RMS Titanic Binary Logistic Case Study

Regression Modeling Strategies:

This is the 12th of several connected topics organized around chapters in Regression Modeling Strategies. The purposes of these topics are to introduce key concepts in the chapter and to provide a place for questions, answers, and discussion around the chapter’s topics.

Overview | Course Notes

Elinder & Erixson (2012, PNAS) provide the data on 18 maritime disasters since 1855, including the Titanic. They provide the data, over 15,000 cases & 17 variables (free at PNAS: https://www.pnas.org/content/109/33/13220). The Titanic is one of two disasters (the HMS Birkenhead is the other) in which female survival is greater than males From the abstract: “Women have a distinct survival disadvantage compared with men. Captains and crew survive at a significantly higher rate than passengers….Taken together, our findings show that human behavior in life-and-death situations is best captured by the expression “every man for himself.””

Additional links


Q&A From May 2021 Course

  1. Table 9.2 Lines: can you comment/explain how to properly interpret each line and what information these give to understand the model?
age x sibsp (Factor+Higher Order Factors) 10.99 4 0.0267

Nonlinear 1.81 3 0.6134

Nonlinear Interaction : f(A,B) vs. AB 1.81 3 0.6134

1.81 = 3 d.f. Chunk test for the nonlinear interaction effects; In this case this measures the departure of interactions from being a simple product. 10.99 is the chunk test with 4 d.f. For all interaction terms involving age and sibsp. There is an option for the anova print method to have it tell you exactly which parameters are being tested.
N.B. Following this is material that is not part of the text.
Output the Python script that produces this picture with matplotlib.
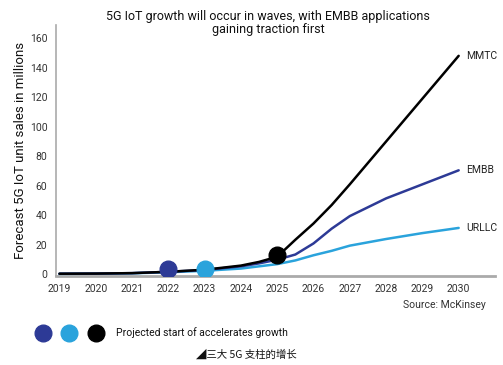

→ extra Q: What are the hypotheses here? For nonlinear and nonlinear interaction (and also for TOTAL NONLINEAR, TOTAL INTERACTION). How should we interpret the p-values here?

  1. Suppose I had a calibration plot looking like this:

Should I be concerned? Or is the lack of calibration at higher predicted probs OK as there are few data points there? Is there anything that can be done to improve the situation? Not too concerned. Mainly be concerned when prob = .55 .7 where you still have some data.

dear prof
I would like to know the option for that in anova print method.
thanks in advance

?print.anova.rms    # shows help file; see the argument called which
1 Like

Dear Professor Harrell,

I am trying to reproduce the code from cap 8 of your amazing book (case study on Titanic binary logistic regression).
Unfortunately, when I try to run this code chunk:
runmi ← function()
fit.mult.impute(survived ~ sex * pclass * rcs(age, 4) + rcs(age, 4) * (sibsp + parch),
lrm, mi, data=t3, pr=FALSE, lrt=TRUE)
seed ← 17
f.mi ← runifChanged(runmi, seed, mi, t3)

I get the following error:
Error in runifChanged(runmi, seed, mi, t3) :
attempt to run runifChanged without file= outside a knitr chunk.

could you help me? I am actually interest in fitting a cox regression model. In this latter case, would it work to change lrm with cph and swapping ‘survived’ with a Surv object?

Let me thank you for your help. I am apologize in advance in case the question is not posted correctly

This is one of those cases where my error message actually tells you what’s going on :slight_smile:

You are running the code interactively and not using knitr or quarto to run the whole document. For that cast you need to specify file= to runifChanged, e.g., file="my.rds".

The Titanic dataset does not have survival time; it only has survival as yes/no, so a survival model is not appropriate.

1 Like

Dear Professor,
Thank you very much, that worked perfectly for the titanic dataset!
Yes, my goal was indeed to translate the procedure applied in the titanic case study to a survival analysis. I would have used the case study on cox regression but in the latter only single imputation via transcan is used and in my dataset probably multiple imputation is advised.

That being said, I have tried to adjust the code for a survival analysis (like the prostate database) using cph instead of lrm.
To be more clear:
Model: 10 predictors (1 continuous and 9 factors) + time + binary outcome
S1 is the surv object from (time, outcome =1)
Example code:
set.seed(17) # so can reproduce random aspects
mi ← aregImpute(~ predictors + I(time) + outcome,
data=t3, n.impute=20, nk=3, pr=FALSE)

runmi ← function(){
fit.mult.impute(S1 ~ predictors,
cph, mi, data=t3, fitargs = list(x=TRUE, y=TRUE), pr=FALSE)
seed ← 17
f.mi ← runifChanged(runmi, seed, mi, t3, file = “my.rds”)

could this be ok?, should i specify surv=true?

I can move this post to another tread if required
Thank you very much

That looks OK I think but my functions have only thought through the \beta part of the process, not the survival curve part. You may want to estimate the underlying survival curve by stacking all the imputed datasets. See this.

Thank you very much! Am I getting it right that I should use vClus to stack the imputed data sets and then draw the survival curve? Is this made within vClus or giving vClus output to survplot?

Thank you very much

You’ll probably have to look inside the functions I’m calling to see how it’s done.